◆ Information shown ◆

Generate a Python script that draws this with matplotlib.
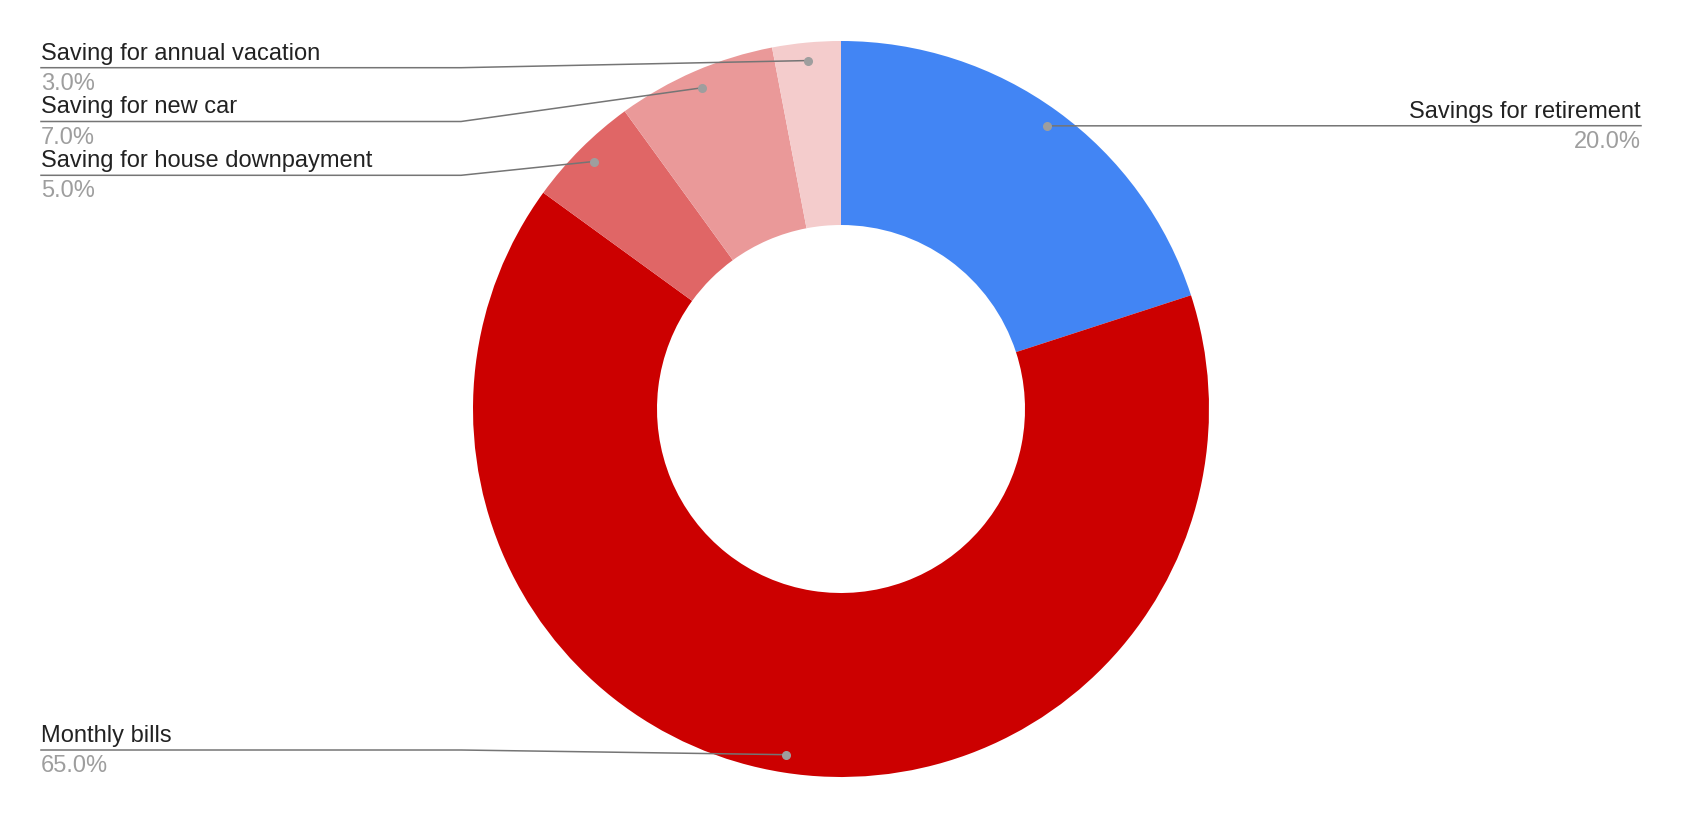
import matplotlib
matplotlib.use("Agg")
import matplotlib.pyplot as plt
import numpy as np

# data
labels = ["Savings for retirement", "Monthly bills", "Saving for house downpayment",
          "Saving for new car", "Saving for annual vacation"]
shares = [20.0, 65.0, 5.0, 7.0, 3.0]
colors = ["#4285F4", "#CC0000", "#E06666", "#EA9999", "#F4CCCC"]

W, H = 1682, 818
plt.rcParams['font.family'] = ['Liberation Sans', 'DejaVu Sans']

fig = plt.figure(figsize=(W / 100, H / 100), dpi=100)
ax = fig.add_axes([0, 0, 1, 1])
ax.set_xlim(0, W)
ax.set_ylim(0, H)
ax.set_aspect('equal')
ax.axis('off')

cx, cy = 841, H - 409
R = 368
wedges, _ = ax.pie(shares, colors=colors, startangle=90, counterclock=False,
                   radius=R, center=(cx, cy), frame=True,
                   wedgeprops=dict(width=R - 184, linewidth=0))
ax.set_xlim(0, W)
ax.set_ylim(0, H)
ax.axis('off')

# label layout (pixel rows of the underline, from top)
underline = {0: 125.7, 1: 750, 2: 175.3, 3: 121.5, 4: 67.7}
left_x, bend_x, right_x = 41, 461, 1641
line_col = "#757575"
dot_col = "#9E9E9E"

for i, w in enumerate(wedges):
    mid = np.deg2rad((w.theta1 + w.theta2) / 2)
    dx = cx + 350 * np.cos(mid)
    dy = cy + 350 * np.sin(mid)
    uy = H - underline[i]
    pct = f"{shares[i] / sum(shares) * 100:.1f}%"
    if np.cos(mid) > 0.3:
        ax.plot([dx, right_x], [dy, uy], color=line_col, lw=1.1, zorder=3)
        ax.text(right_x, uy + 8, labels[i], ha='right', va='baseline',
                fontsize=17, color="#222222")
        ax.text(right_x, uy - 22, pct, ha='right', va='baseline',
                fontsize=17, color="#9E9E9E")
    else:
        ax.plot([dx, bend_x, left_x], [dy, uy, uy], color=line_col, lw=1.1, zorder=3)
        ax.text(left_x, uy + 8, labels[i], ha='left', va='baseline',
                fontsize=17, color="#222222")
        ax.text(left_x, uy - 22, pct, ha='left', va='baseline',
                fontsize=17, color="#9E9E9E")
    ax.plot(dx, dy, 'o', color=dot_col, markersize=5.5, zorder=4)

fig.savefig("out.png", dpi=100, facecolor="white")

◆ Problem description ◆
Repeat only the lines between the start of the data and the line with "import numpy as np", including those two lines, and skip the pictures.

◆ Complete answer ◆
Generate a Python script that draws this with matplotlib.
import matplotlib
matplotlib.use("Agg")
import matplotlib.pyplot as plt
import numpy as np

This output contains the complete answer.